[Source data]

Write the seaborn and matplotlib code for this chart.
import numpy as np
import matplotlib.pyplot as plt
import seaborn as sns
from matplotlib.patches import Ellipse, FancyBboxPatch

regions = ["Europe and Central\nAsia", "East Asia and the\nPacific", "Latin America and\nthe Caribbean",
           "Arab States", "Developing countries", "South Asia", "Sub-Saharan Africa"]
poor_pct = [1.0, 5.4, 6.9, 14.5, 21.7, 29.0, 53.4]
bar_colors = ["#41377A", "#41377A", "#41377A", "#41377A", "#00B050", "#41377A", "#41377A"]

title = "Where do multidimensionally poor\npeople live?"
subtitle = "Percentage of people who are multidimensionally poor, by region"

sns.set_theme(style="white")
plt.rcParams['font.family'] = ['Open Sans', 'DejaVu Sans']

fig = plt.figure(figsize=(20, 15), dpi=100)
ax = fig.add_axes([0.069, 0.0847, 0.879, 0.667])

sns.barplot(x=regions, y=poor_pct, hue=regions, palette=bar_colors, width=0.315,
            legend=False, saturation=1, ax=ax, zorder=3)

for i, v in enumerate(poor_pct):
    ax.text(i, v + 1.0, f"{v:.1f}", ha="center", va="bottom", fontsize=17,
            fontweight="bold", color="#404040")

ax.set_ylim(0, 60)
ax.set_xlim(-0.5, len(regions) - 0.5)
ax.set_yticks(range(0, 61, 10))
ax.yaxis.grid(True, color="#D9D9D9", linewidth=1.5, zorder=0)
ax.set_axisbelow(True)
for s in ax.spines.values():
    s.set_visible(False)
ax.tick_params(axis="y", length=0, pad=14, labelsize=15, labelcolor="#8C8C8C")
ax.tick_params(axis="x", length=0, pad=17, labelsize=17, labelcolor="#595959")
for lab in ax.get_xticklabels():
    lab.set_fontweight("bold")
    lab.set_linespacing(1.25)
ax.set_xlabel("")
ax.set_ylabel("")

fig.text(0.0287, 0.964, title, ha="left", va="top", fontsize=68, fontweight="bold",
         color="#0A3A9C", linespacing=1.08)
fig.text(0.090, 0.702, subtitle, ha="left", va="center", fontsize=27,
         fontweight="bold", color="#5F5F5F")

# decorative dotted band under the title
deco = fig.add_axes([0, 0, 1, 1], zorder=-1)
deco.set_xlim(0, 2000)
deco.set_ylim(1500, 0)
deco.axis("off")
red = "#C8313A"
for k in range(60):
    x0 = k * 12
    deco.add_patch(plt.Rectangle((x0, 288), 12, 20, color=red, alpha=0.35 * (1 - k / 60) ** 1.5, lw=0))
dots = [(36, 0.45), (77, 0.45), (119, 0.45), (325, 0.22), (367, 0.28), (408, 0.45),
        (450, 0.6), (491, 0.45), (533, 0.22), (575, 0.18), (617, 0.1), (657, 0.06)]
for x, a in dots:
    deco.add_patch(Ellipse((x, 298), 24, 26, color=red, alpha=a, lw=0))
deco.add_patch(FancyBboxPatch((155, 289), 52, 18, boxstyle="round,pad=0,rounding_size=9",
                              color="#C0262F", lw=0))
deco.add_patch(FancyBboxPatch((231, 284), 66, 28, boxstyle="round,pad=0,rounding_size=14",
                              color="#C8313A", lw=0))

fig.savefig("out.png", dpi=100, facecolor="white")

---

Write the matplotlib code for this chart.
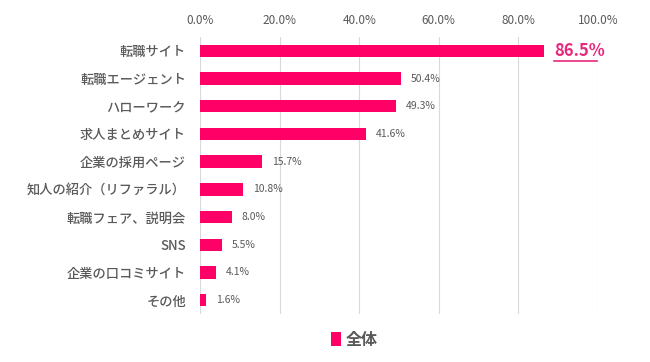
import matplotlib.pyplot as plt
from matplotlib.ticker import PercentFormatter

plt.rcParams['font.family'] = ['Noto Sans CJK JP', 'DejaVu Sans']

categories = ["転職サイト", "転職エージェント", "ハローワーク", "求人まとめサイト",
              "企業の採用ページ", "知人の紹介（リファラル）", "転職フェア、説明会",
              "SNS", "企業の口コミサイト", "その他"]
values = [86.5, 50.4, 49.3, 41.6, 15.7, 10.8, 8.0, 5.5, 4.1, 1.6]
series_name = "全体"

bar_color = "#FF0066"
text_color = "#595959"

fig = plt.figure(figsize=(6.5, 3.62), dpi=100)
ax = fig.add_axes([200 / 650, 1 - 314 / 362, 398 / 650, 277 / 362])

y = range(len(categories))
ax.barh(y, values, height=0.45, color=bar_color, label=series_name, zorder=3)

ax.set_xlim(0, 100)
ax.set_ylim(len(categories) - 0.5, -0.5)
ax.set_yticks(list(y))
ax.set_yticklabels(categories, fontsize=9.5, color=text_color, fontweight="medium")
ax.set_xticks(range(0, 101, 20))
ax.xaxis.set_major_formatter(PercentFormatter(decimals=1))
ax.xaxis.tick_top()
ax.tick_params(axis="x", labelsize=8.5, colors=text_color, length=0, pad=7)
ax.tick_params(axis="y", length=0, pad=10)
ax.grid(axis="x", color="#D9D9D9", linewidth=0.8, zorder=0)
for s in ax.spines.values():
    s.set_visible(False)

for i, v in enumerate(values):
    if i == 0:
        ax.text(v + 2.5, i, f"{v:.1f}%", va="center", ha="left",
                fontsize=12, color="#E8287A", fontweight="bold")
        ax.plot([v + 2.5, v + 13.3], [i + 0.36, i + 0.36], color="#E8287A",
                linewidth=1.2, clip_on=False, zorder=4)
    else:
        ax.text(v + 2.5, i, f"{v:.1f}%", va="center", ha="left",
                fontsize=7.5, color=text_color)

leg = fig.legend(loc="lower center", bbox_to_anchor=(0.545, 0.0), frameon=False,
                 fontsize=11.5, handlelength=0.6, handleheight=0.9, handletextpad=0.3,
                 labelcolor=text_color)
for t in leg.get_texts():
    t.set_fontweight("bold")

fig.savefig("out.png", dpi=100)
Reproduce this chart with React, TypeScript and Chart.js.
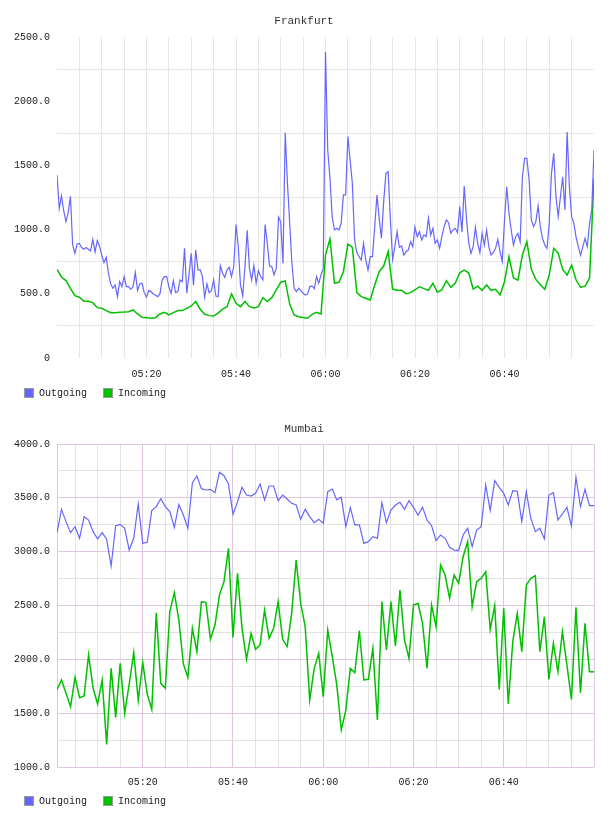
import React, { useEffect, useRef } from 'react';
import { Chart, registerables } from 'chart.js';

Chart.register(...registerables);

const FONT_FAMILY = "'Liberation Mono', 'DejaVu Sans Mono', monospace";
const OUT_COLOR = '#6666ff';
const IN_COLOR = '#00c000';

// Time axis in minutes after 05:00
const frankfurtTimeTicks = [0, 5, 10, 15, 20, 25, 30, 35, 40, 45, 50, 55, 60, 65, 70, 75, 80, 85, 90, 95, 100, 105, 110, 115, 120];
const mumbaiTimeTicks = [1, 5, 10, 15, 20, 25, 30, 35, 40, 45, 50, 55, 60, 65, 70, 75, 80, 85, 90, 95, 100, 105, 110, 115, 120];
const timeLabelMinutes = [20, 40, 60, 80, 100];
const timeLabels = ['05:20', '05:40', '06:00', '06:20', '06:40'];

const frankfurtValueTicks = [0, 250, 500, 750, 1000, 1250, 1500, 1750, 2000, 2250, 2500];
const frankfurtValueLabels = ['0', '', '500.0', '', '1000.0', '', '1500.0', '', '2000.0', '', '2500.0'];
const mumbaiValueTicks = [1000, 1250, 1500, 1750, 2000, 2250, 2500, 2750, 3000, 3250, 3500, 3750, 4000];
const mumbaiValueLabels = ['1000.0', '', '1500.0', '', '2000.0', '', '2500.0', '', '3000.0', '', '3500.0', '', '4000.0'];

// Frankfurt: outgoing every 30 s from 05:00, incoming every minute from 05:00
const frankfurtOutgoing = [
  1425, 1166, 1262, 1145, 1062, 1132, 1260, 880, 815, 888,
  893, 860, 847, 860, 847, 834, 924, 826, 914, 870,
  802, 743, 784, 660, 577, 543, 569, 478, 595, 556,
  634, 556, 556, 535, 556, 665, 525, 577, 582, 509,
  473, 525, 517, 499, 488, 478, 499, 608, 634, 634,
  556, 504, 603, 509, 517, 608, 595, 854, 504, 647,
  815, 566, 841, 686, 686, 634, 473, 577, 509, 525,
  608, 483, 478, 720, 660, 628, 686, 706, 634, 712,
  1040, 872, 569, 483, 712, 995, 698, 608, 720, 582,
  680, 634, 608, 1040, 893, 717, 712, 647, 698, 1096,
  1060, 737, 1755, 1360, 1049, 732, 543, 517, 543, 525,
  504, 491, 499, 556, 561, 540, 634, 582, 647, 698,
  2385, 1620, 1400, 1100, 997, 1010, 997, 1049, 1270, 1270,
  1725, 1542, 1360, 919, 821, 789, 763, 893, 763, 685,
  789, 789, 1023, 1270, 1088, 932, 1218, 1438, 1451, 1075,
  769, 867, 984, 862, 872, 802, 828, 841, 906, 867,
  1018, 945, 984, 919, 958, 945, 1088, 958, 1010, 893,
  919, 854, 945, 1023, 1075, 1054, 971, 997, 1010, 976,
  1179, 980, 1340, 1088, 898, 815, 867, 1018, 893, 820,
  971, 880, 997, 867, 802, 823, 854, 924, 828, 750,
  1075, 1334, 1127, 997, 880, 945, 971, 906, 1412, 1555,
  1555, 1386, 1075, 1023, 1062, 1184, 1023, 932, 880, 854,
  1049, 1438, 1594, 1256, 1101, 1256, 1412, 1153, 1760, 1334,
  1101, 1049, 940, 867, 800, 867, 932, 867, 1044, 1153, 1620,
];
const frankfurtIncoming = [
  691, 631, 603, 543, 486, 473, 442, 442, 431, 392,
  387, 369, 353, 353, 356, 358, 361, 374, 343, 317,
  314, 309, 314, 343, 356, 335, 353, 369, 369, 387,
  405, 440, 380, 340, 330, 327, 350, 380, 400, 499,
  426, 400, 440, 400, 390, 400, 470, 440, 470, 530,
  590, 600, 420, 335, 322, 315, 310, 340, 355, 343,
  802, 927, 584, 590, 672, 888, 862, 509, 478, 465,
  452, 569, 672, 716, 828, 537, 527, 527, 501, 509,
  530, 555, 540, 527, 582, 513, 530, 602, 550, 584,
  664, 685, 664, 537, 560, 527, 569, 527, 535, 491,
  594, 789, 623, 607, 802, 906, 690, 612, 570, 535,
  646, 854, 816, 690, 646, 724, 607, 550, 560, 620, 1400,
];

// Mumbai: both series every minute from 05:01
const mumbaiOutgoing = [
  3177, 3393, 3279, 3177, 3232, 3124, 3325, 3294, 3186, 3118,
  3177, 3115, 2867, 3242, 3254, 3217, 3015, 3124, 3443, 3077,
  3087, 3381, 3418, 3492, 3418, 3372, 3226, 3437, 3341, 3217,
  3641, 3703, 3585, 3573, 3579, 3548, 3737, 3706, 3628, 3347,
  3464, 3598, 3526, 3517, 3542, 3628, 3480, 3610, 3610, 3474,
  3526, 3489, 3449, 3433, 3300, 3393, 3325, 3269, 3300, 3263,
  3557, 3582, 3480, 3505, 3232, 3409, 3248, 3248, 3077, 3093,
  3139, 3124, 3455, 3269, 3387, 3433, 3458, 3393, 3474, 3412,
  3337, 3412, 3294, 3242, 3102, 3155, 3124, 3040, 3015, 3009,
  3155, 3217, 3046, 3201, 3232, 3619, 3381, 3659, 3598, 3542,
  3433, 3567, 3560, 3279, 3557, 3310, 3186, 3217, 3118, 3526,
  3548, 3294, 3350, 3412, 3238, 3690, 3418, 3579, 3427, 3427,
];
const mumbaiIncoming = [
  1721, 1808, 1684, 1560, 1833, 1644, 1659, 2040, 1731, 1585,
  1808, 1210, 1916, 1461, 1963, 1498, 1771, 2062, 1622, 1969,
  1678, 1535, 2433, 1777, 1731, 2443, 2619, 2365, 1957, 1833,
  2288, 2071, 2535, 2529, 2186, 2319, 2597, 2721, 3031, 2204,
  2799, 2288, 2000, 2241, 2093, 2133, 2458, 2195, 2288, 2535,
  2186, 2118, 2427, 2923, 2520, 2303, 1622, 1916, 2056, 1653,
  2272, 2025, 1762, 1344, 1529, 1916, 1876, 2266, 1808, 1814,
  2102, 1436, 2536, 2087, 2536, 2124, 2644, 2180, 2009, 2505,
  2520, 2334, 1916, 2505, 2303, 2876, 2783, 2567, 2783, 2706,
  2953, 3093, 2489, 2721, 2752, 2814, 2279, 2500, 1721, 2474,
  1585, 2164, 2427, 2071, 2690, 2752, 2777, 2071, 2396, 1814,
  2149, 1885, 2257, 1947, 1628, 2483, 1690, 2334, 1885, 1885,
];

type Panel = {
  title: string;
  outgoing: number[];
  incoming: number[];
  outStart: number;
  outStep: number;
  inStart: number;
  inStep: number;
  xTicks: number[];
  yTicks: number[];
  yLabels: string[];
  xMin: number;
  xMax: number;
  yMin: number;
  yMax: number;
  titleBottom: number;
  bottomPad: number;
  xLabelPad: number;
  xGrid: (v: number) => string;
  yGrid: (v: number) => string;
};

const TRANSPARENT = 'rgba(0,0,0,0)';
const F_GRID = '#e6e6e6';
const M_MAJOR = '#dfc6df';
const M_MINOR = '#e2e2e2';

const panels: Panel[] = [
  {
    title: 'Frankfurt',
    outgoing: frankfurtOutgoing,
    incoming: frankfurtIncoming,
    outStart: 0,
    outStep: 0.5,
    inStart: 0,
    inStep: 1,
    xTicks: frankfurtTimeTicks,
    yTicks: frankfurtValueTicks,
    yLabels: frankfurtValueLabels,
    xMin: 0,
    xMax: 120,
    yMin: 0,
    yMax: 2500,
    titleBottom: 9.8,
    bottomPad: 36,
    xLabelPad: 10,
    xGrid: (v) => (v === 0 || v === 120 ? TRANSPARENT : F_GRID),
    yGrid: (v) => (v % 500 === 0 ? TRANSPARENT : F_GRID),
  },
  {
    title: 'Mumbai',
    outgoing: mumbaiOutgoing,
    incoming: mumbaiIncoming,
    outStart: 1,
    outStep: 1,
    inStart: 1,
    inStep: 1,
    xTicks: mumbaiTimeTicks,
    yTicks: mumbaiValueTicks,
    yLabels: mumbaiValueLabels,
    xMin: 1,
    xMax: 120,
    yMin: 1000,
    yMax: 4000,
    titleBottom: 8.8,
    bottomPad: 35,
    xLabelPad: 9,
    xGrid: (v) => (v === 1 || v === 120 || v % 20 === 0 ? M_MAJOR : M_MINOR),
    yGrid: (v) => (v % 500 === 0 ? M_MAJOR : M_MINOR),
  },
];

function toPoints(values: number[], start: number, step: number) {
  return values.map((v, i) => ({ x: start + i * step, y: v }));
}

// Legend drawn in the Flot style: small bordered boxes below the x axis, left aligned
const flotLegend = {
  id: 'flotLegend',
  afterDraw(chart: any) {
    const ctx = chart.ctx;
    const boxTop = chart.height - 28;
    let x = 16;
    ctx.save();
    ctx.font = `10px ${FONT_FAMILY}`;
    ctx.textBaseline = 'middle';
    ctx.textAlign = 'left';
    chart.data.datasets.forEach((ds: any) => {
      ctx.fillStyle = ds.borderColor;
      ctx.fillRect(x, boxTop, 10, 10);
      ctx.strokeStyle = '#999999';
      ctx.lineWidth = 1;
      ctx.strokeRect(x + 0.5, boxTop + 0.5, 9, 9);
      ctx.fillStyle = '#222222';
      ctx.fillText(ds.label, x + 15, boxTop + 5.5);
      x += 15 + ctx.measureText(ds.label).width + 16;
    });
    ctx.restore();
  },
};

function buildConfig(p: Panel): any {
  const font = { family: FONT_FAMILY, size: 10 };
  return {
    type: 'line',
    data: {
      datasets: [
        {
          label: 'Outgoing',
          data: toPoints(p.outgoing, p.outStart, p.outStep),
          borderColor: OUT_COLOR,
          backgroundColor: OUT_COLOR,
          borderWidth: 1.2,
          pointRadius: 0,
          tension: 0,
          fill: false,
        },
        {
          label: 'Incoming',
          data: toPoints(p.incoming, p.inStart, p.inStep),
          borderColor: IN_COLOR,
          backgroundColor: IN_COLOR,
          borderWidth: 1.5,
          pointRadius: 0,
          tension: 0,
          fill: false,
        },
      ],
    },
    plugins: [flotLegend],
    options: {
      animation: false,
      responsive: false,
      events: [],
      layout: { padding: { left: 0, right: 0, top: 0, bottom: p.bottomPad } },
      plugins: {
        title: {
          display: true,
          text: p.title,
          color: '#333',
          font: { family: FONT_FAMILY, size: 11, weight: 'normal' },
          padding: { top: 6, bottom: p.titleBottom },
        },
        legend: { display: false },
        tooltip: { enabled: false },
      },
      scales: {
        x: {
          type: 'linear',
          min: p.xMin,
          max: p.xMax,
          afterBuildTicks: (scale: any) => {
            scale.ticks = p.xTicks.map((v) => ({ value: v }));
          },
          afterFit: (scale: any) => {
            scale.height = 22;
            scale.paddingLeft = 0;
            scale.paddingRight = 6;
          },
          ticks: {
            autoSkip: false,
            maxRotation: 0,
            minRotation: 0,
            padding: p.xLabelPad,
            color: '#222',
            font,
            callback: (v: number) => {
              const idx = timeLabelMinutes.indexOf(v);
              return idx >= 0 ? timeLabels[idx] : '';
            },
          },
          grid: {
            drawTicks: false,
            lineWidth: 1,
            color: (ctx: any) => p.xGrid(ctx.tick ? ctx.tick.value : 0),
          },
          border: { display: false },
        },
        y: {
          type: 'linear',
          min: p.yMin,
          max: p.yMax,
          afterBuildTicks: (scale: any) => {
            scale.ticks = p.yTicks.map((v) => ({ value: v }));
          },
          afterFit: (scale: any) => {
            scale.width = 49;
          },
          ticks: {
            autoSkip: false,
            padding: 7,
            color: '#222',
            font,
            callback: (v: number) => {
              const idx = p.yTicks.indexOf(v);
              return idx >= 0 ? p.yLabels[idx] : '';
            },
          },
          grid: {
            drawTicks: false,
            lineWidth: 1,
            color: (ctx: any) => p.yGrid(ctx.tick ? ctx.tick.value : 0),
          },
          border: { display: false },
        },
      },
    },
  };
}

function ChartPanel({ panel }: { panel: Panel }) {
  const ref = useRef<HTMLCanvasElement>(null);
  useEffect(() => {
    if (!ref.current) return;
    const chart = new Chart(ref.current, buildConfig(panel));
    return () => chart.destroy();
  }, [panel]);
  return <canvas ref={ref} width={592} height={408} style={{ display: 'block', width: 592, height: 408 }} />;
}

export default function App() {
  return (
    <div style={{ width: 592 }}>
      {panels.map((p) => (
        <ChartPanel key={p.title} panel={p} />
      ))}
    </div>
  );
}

== WORK TO COMPLETE ==
Leave the pictures out and print, exactly as written, every line from the one holding "Write the matplotlib code for this chart." down to the one holding "plt.rcParams['font.family'] = ['Noto", both of those included.

== PROBLEM SOLUTION ==
Write the matplotlib code for this chart.
import matplotlib.pyplot as plt
from matplotlib.ticker import PercentFormatter

plt.rcParams['font.family'] = ['Noto Sans CJK JP', 'DejaVu Sans']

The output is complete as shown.